2.
Le jeune homme franchit la porte de fer.
Il s’avance lentement et se tient debout sur le bord du sommet de la tour Montparnasse. Sous lui 210 mètres de vide. Il fait nuit, les étoiles palpitent, les bourrasques sont froides et très bruyantes à cette altitude. Il se penche. En bas, au-delà des ténèbres, les voitures circulent comme des colonnes d’insectes lumineux et impatients.
Vertige glacé.
Sur le cadran de sa montre à gousset, s’inscrit « Probabilité de mourir dans les 5 secondes : 63 %. »
La sueur coule sur son front et dégouline dans son dos. Il déglutit, respire à fond, souffle par à-coups. Il s’incline davantage, puis, après une courte hésitation, s’élance dans l’air.

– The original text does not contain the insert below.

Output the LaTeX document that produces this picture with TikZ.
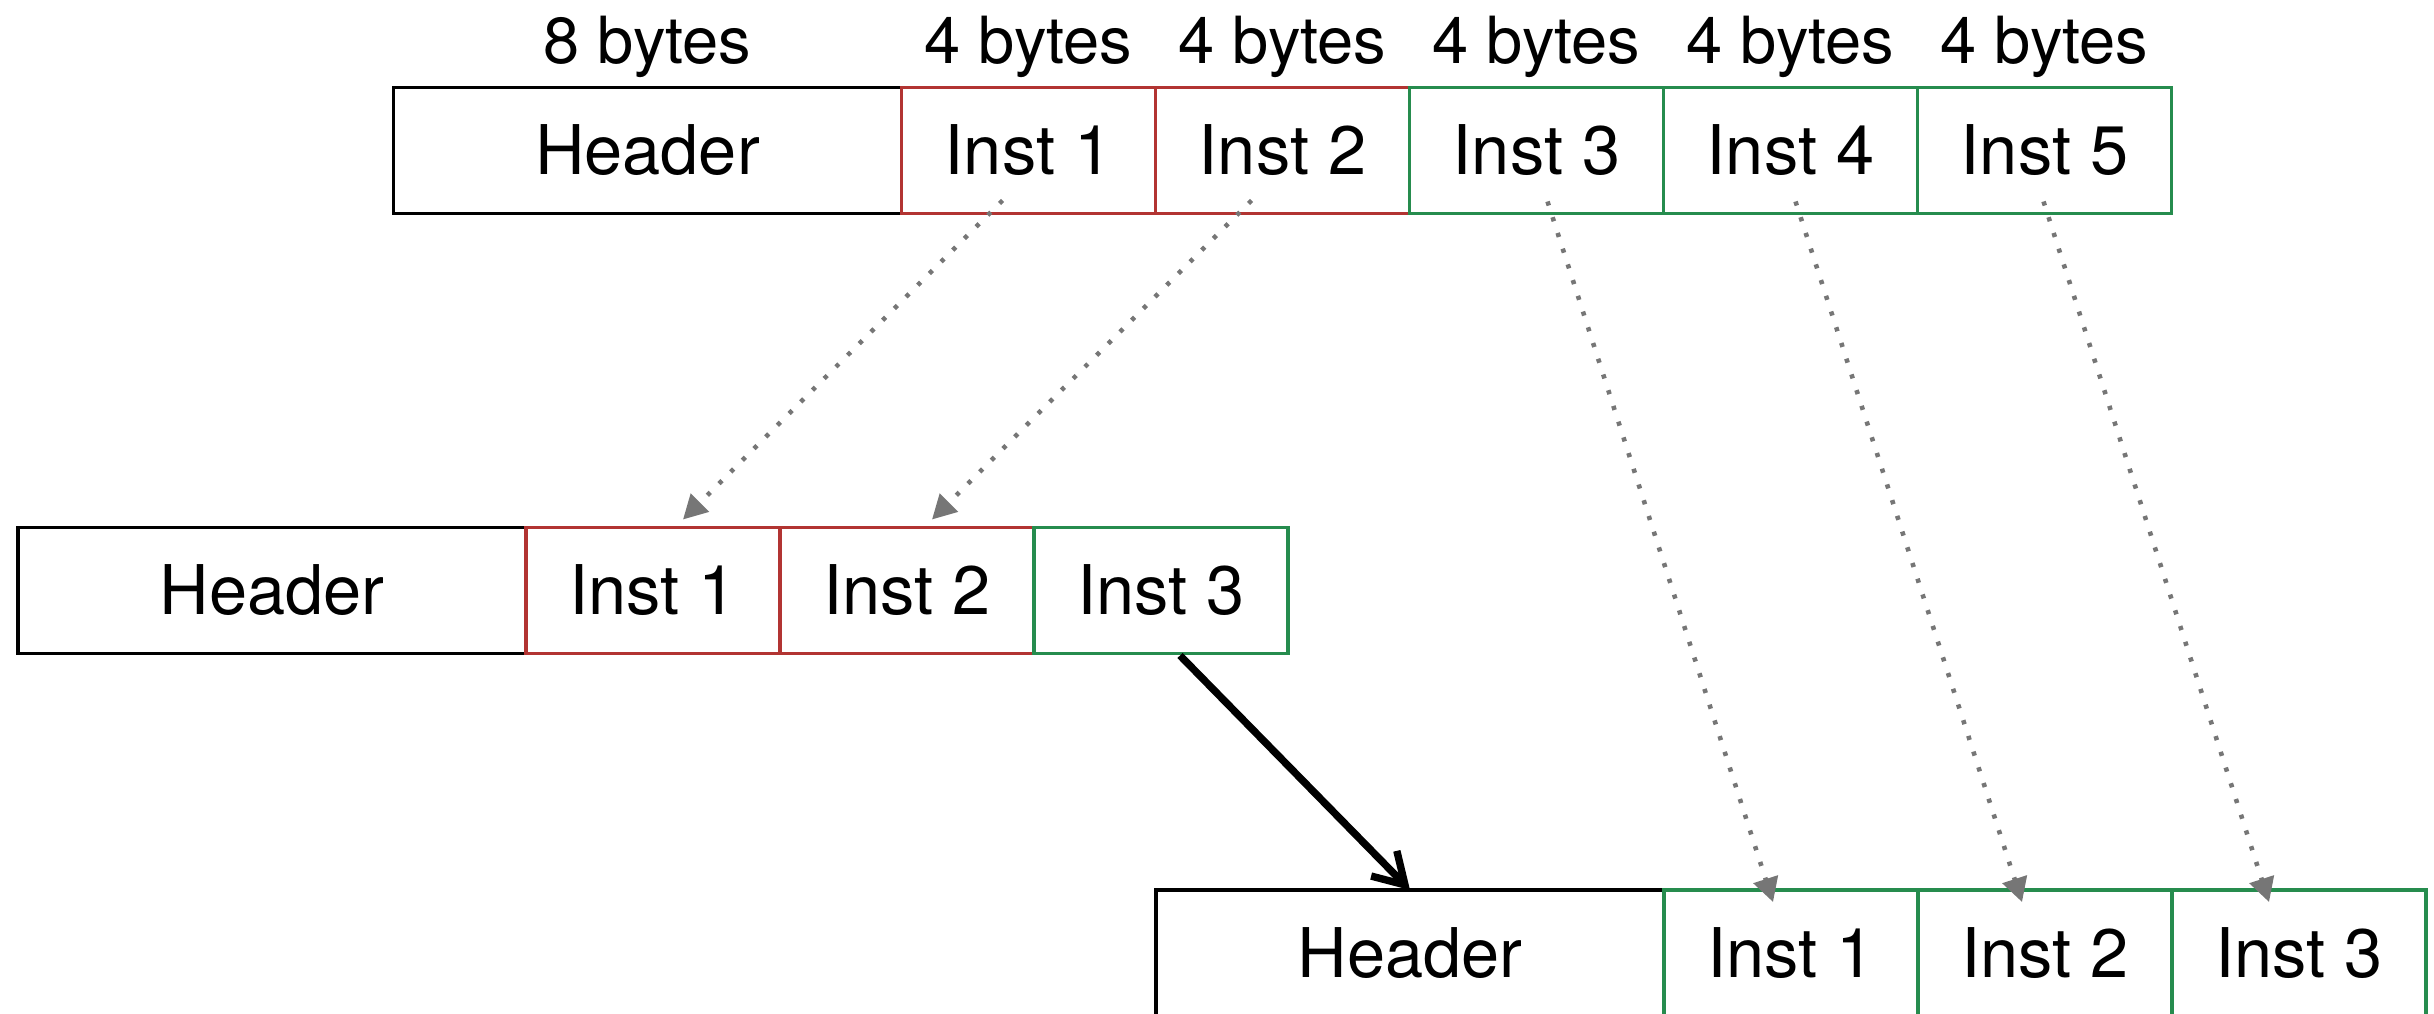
\documentclass[tikz,border=0pt]{standalone}
\usepackage{fontspec}
\setmainfont{TeX Gyre Heros}
\usetikzlibrary{positioning,arrows.meta}

\definecolor{oldred}{RGB}{178,52,50}
\definecolor{newgreen}{RGB}{38,140,78}
\definecolor{dotgray}{RGB}{118,118,118}

\begin{document}
\begin{tikzpicture}[
    cell/.style={draw, line width=0.9pt, minimum height=1.26cm, outer sep=0pt, inner sep=0pt,
                 font=\fontsize{19.5}{22}\selectfont},
    hdr/.style={cell, minimum width=5.08cm},
    oldinst/.style={cell, draw=oldred, minimum width=2.54cm},
    newinst/.style={cell, draw=newgreen, minimum width=2.54cm},
    sizelbl/.style={anchor=base, font=\fontsize{18.5}{22}\selectfont},
    copyarr/.style={-{Triangle[length=2.4mm,width=2.5mm]}, dotgray, line width=1.3pt,
                    dash pattern=on 1.2pt off 3.5pt},
    movearr/.style={-{Straight Barb[length=3mm,width=3.6mm]}, line width=2.1pt}
]
    \useasboundingbox (0,0) rectangle (24.34,10.13);

    % Bloc d'origine : en-tete + 5 instructions
    \node[hdr] (th) at (6.475,8.625) {Header};
    \node[oldinst, right=0pt of th] (t1) {Inst 1};
    \node[oldinst, right=0pt of t1] (t2) {Inst 2};
    \node[newinst, right=0pt of t2] (t3) {Inst 3};
    \node[newinst, right=0pt of t3] (t4) {Inst 4};
    \node[newinst, right=0pt of t4] (t5) {Inst 5};

    % Tailles au-dessus
    \node[sizelbl] (lh) at ([yshift=2.4mm]th.north) {8 bytes};
    \foreach \i in {1,...,5}
        \node[sizelbl] (l\i) at ([yshift=2.4mm]t\i.north) {4 bytes};

    % Premier bloc apres coupure
    \node[hdr] (mh) at (2.72,4.225) {Header};
    \node[oldinst, right=0pt of mh] (m1) {Inst 1};
    \node[oldinst, right=0pt of m1] (m2) {Inst 2};
    \node[newinst, right=0pt of m2] (m3) {Inst 3};

    % Second bloc
    \node[hdr] (bh) at (14.10,0.60) {Header};
    \node[newinst, right=0pt of bh] (b1) {Inst 1};
    \node[newinst, right=0pt of b1] (b2) {Inst 2};
    \node[newinst, right=0pt of b2] (b3) {Inst 3};

    % Copie des instructions
    \draw[copyarr] ([xshift=-2.6mm,yshift=1.3mm]t1.south) -- ([xshift=3mm,yshift=0.8mm]m1.north);
    \draw[copyarr] ([xshift=-3.1mm,yshift=1.3mm]t2.south) -- ([xshift=2.5mm,yshift=0.8mm]m2.north);
    \draw[copyarr] ([xshift=1.1mm,yshift=1.2mm]t3.south) -- ([xshift=-1.8mm,yshift=-1.2mm]b1.north);
    \draw[copyarr] ([xshift=0.5mm,yshift=1.2mm]t4.south) -- ([xshift=-2.3mm,yshift=-1.2mm]b2.north);
    \draw[copyarr] ([xshift=-0.1mm,yshift=1.2mm]t5.south) -- ([xshift=-3mm,yshift=-1.2mm]b3.north);

    % Chainage vers le bloc suivant
    \draw[movearr] ([xshift=1.9mm,yshift=-0.2mm]m3.south) -- (bh.north);
\end{tikzpicture}
\end{document}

Ses cheveux mi-longs lui fouettent le visage.
À chaque étage franchi de l’immense tour parisienne le pourcentage sur le cadran de sa montre à gousset augmente, « Probabilité de mourir dans les 5 secondes : 69 %. »
Les lignes des baies vitrées défilent.
72 %.
Durant sa chute, il distingue, de manière fugace, les regards hébétés de gens derrière leurs vitres qui l’observent foncer droit vers le sol.
83 %.
Il croise un pigeon qui remonte en sens inverse pour rejoindre son nid.
Alors qu’il n’est qu’à quelques dizaines de mètres du sol, le chiffre inscrit sur le cadran de sa montre passe d’un coup de 89 % à 31 %.
À cet instant, sa chute est brusquement amortie par un gros camion bâché contenant de la mousse de polystyrène pour bâtiment. L’imposant véhicule ayant grillé un feu rouge se trouve là exactement au moment où l’homme va toucher le sol.
Indemne et un peu sonné, il n’a pas le temps de se relever que déjà le chiffre sur le cadran remonte subitement « Probabilité de mourir dans les 5 secondes : 98 %. »
Alors il entend le long hululement des freins du camion-citerne qui, surgi sur le côté droit du carrefour ne parvient pas à s’arrêter. Comme au ralenti il percute l’autre camion, dans un grondement de tôles martyrisées.
Ce deuxième camion contient un liquide inflammable. Tout explose dans un feu d’artifice dévastateur.